Temperature controls how spread out the distribution is. A temperature of 0 always picks the single highest-probability token (deterministic, but repetitive and formulaic). A temperature of 1 samples from the distribution as-is. Higher temperatures make lower-probability tokens more likely — more creative, more surprising, sometimes more nonsensical.
Top-p (nucleus sampling) restricts sampling to only the smallest set of tokens whose combined probability exceeds a threshold p. With top-p = 0.9, the model samples only from whichever tokens collectively account for 90% of the probability mass, ignoring the long tail of highly unlikely tokens.
Together, these settings let you tune the trade-off between predictability and creativity. Coding tasks tend to benefit from lower temperature (more deterministic). Creative writing benefits from higher temperature (more varied).
6 The Sampled Token is Decoded and Returned
The selected token ID gets looked up in the vocabulary to get the actual text fragment. That fragment is streamed back to you. The token might be a full word, part of a word, a space, or a punctuation mark.
This is why responses stream in piece by piece: you're literally watching the model work one token at a time. The "thinking" cursor isn't a fake UI effect — it genuinely reflects that the model is computing one token, sending it, then computing the next.
7 Repeat Until Done
Now the cycle starts over. The newly generated token is appended to the input sequence, and the whole pipeline runs again: embed, attend, compute, sample, decode. One more token appears on your screen.
This continues until the model either generates a special "end of sequence" token (signaling it's done) or hits an output length limit set by the API. A typical response of 300 words is around 400 tokens — meaning this loop ran 400 times to produce it.

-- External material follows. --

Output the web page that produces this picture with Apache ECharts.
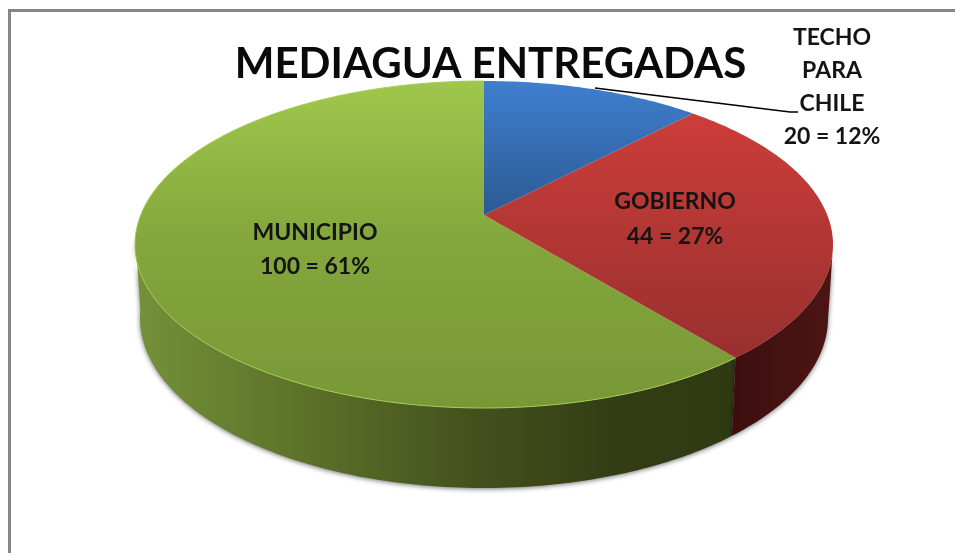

What This Means in Practice
A few things about AI behavior make much more sense once you understand this pipeline:
AI doesn't plan ahead. The model generates token by token. It can't "think about" the whole response and then write it — it's committing to each word before it knows what comes next. This is why models sometimes start down a path and then get stuck, or why they can contradict themselves mid-response: they're building the response left-to-right, one token at a time.
AI isn't retrieving stored answers. The model doesn't have a database of pre-written answers that it looks up. Every response is synthesized from scratch by the transformer, based on the patterns encoded in the weights during training. There is no storage cabinet; there's only the computation.
Longer inputs are genuinely more expensive. Because attention scales quadratically with sequence length, a 10,000-token context doesn't cost 10x more than a 1,000-token context — it costs roughly 100x more in attention computation. This is the real economic reason why API pricing is measured in tokens and why context length matters commercially.
Randomness is intentional. The sampling step means the model will give different responses to the same question on different runs, unless temperature is set to 0. This is a feature, not a bug — it's what allows the model to generate varied, non-formulaic text. The trade-off is that it also means occasional surprising or inconsistent outputs, even when everything else is held constant.
The pipeline from token to response runs in milliseconds per step across massive GPU clusters. The scale is staggering — and the result, a system that produces fluent, contextually appropriate text by iteratively sampling from a learned probability distribution, is one of the more remarkable things built in the last decade of computing.